THE TASK — Extract each line of the material that follows exactly and omit its pictures.

MATERIAL PROVIDED —
▼▼▼

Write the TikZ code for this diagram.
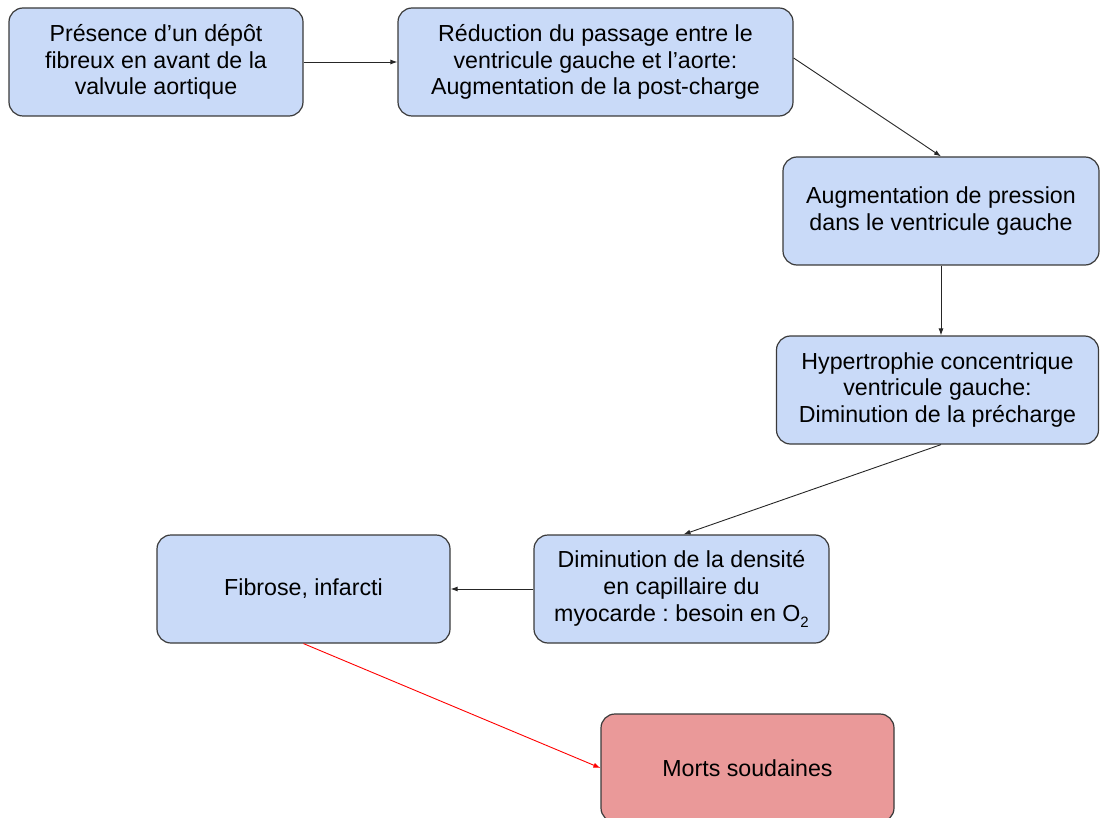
\documentclass[tikz,border=0pt]{standalone}
\usepackage{fontspec}
\setmainfont{Liberation Sans}
\usetikzlibrary{arrows.meta}
\definecolor{boxblue}{HTML}{C9DAF8}
\definecolor{boxred}{HTML}{EA9999}
\definecolor{boxline}{HTML}{3A3A3A}
\newcommand{\lowsub}[1]{\raisebox{-6pt}{\fontsize{15}{15}\selectfont #1}}
\begin{document}
\begin{tikzpicture}[x=1pt,y=-1pt,
  flowbox/.style={draw=boxline, line width=1.2pt, fill=boxblue, rounded corners=14pt,
    align=center, inner sep=0pt, minimum height=108pt,
    font=\fontsize{23.2}{26.8}\selectfont\frenchspacing, text=black},
  redbox/.style={flowbox, fill=boxred},
  conn/.style={line width=0.9pt, draw=black!85, -{Latex[length=7pt,width=5pt]}},
  redconn/.style={line width=0.9pt, draw=red, -{Latex[length=7pt,width=5pt]}}]
\useasboundingbox (0,0) rectangle (1100,818);
\node[flowbox, minimum width=294pt] (A) at (156,62) {Présence d’un dépôt\\fibreux en avant de la\\valvule aortique};
\node[flowbox, minimum width=395pt] (B) at (595.5,62) {Réduction du passage entre le\\ventricule gauche et l’aorte:\\Augmentation de la post-charge};
\node[flowbox, minimum width=316pt] (C) at (941,211) {Augmentation de pression\\dans le ventricule gauche};
\node[flowbox, minimum width=322pt] (D) at (937.5,390) {Hypertrophie concentrique\\ventricule gauche:\\Diminution de la précharge};
\node[flowbox, minimum width=295pt] (E) at (681.5,589) {Diminution de la densité\\en capillaire du\\myocarde : besoin en O\lowsub{2}};
\node[flowbox, minimum width=293pt] (F) at (303.5,589) {Fibrose, infarcti};
\node[redbox, minimum width=293pt] (G) at (747.5,768) {Morts soudaines};
\draw[conn] (A.east) -- (B.west);
\draw[conn] ([yshift=4pt]B.east) -- (C.north);
\draw[conn] (C.south) -- (C.south |- D.north);
\draw[conn] (C.south |- D.south) -- ([xshift=2pt]E.north);
\draw[conn] (E.west) -- (F.east);
\draw[redconn] (F.south) -- (G.west);
\end{tikzpicture}
\end{document}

▲▲▲

COMPLETED TASK —
Write the TikZ code for this diagram.
\documentclass[tikz,border=0pt]{standalone}
\usepackage{fontspec}
\setmainfont{Liberation Sans}
\usetikzlibrary{arrows.meta}
\definecolor{boxblue}{HTML}{C9DAF8}
\definecolor{boxred}{HTML}{EA9999}
\definecolor{boxline}{HTML}{3A3A3A}
\newcommand{\lowsub}[1]{\raisebox{-6pt}{\fontsize{15}{15}\selectfont #1}}
\begin{document}
\begin{tikzpicture}[x=1pt,y=-1pt,
  flowbox/.style={draw=boxline, line width=1.2pt, fill=boxblue, rounded corners=14pt,
    align=center, inner sep=0pt, minimum height=108pt,
    font=\fontsize{23.2}{26.8}\selectfont\frenchspacing, text=black},
  redbox/.style={flowbox, fill=boxred},
  conn/.style={line width=0.9pt, draw=black!85, -{Latex[length=7pt,width=5pt]}},
  redconn/.style={line width=0.9pt, draw=red, -{Latex[length=7pt,width=5pt]}}]
\useasboundingbox (0,0) rectangle (1100,818);
\node[flowbox, minimum width=294pt] (A) at (156,62) {Présence d’un dépôt\\fibreux en avant de la\\valvule aortique};
\node[flowbox, minimum width=395pt] (B) at (595.5,62) {Réduction du passage entre le\\ventricule gauche et l’aorte:\\Augmentation de la post-charge};
\node[flowbox, minimum width=316pt] (C) at (941,211) {Augmentation de pression\\dans le ventricule gauche};
\node[flowbox, minimum width=322pt] (D) at (937.5,390) {Hypertrophie concentrique\\ventricule gauche:\\Diminution de la précharge};
\node[flowbox, minimum width=295pt] (E) at (681.5,589) {Diminution de la densité\\en capillaire du\\myocarde : besoin en O\lowsub{2}};
\node[flowbox, minimum width=293pt] (F) at (303.5,589) {Fibrose, infarcti};
\node[redbox, minimum width=293pt] (G) at (747.5,768) {Morts soudaines};
\draw[conn] (A.east) -- (B.west);
\draw[conn] ([yshift=4pt]B.east) -- (C.north);
\draw[conn] (C.south) -- (C.south |- D.north);
\draw[conn] (C.south |- D.south) -- ([xshift=2pt]E.north);
\draw[conn] (E.west) -- (F.east);
\draw[redconn] (F.south) -- (G.west);
\end{tikzpicture}
\end{document}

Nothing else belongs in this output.